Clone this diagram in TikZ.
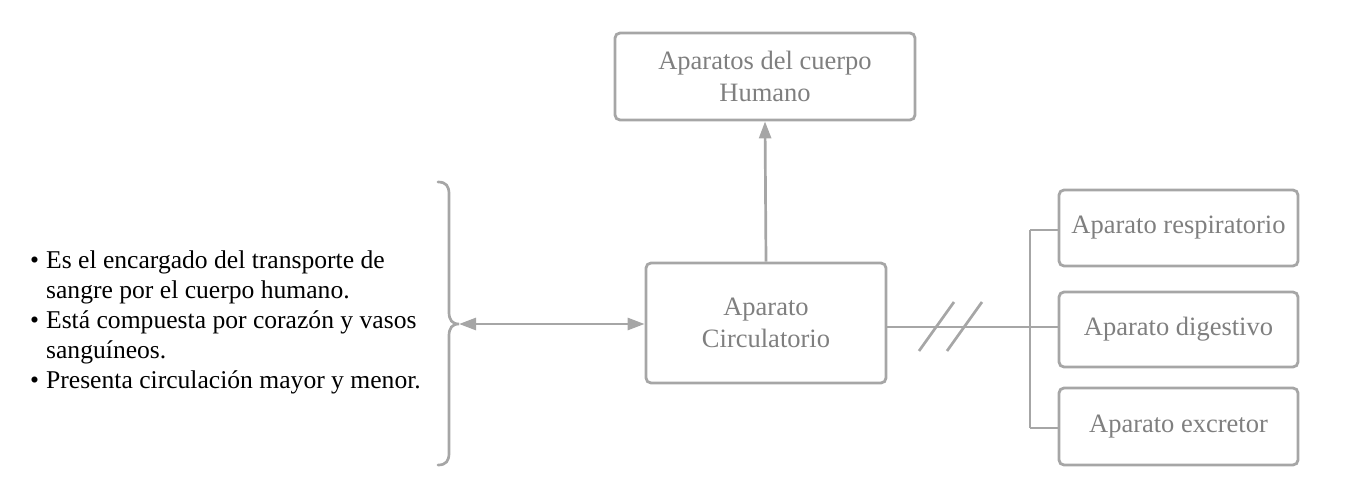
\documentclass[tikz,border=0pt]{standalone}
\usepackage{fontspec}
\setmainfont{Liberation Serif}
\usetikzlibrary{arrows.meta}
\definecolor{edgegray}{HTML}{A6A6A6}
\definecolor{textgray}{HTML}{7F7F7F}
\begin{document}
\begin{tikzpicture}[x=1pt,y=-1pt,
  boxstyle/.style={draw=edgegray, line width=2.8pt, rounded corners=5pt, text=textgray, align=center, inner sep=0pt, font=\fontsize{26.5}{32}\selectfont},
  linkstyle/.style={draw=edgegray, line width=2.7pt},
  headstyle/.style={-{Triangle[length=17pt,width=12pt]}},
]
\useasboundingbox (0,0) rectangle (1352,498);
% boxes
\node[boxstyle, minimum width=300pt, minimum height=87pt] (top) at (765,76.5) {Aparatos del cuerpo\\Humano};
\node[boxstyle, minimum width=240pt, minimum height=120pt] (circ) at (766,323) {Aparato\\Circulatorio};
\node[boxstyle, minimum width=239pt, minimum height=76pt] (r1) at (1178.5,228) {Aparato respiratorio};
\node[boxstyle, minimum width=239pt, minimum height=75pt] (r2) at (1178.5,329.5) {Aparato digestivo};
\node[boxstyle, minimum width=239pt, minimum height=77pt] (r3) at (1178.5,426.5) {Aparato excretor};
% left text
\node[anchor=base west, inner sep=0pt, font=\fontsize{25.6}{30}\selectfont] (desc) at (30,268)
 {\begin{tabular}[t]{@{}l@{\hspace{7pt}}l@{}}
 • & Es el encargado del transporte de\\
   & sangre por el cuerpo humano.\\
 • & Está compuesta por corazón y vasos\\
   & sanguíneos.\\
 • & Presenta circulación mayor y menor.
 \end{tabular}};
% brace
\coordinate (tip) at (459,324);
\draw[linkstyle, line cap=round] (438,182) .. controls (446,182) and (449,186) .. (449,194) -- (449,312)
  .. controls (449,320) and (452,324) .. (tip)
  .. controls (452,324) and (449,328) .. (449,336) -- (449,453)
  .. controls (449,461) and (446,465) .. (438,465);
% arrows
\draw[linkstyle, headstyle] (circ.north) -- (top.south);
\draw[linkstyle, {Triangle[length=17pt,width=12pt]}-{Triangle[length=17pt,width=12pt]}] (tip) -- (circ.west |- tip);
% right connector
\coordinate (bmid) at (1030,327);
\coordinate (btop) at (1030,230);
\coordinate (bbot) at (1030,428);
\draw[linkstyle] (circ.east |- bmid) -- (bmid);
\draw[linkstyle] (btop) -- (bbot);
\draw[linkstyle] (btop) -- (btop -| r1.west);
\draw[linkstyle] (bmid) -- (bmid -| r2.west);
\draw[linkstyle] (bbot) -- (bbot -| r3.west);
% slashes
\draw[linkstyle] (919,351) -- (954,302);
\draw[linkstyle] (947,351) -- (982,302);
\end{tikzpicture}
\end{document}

**Do this:**
Every line above should be returned word for word, with the pictures left behind.

**Expected answer:**
Clone this diagram in TikZ.
\documentclass[tikz,border=0pt]{standalone}
\usepackage{fontspec}
\setmainfont{Liberation Serif}
\usetikzlibrary{arrows.meta}
\definecolor{edgegray}{HTML}{A6A6A6}
\definecolor{textgray}{HTML}{7F7F7F}
\begin{document}
\begin{tikzpicture}[x=1pt,y=-1pt,
  boxstyle/.style={draw=edgegray, line width=2.8pt, rounded corners=5pt, text=textgray, align=center, inner sep=0pt, font=\fontsize{26.5}{32}\selectfont},
  linkstyle/.style={draw=edgegray, line width=2.7pt},
  headstyle/.style={-{Triangle[length=17pt,width=12pt]}},
]
\useasboundingbox (0,0) rectangle (1352,498);
% boxes
\node[boxstyle, minimum width=300pt, minimum height=87pt] (top) at (765,76.5) {Aparatos del cuerpo\\Humano};
\node[boxstyle, minimum width=240pt, minimum height=120pt] (circ) at (766,323) {Aparato\\Circulatorio};
\node[boxstyle, minimum width=239pt, minimum height=76pt] (r1) at (1178.5,228) {Aparato respiratorio};
\node[boxstyle, minimum width=239pt, minimum height=75pt] (r2) at (1178.5,329.5) {Aparato digestivo};
\node[boxstyle, minimum width=239pt, minimum height=77pt] (r3) at (1178.5,426.5) {Aparato excretor};
% left text
\node[anchor=base west, inner sep=0pt, font=\fontsize{25.6}{30}\selectfont] (desc) at (30,268)
 {\begin{tabular}[t]{@{}l@{\hspace{7pt}}l@{}}
 • & Es el encargado del transporte de\\
   & sangre por el cuerpo humano.\\
 • & Está compuesta por corazón y vasos\\
   & sanguíneos.\\
 • & Presenta circulación mayor y menor.
 \end{tabular}};
% brace
\coordinate (tip) at (459,324);
\draw[linkstyle, line cap=round] (438,182) .. controls (446,182) and (449,186) .. (449,194) -- (449,312)
  .. controls (449,320) and (452,324) .. (tip)
  .. controls (452,324) and (449,328) .. (449,336) -- (449,453)
  .. controls (449,461) and (446,465) .. (438,465);
% arrows
\draw[linkstyle, headstyle] (circ.north) -- (top.south);
\draw[linkstyle, {Triangle[length=17pt,width=12pt]}-{Triangle[length=17pt,width=12pt]}] (tip) -- (circ.west |- tip);
% right connector
\coordinate (bmid) at (1030,327);
\coordinate (btop) at (1030,230);
\coordinate (bbot) at (1030,428);
\draw[linkstyle] (circ.east |- bmid) -- (bmid);
\draw[linkstyle] (btop) -- (bbot);
\draw[linkstyle] (btop) -- (btop -| r1.west);
\draw[linkstyle] (bmid) -- (bmid -| r2.west);
\draw[linkstyle] (bbot) -- (bbot -| r3.west);
% slashes
\draw[linkstyle] (919,351) -- (954,302);
\draw[linkstyle] (947,351) -- (982,302);
\end{tikzpicture}
\end{document}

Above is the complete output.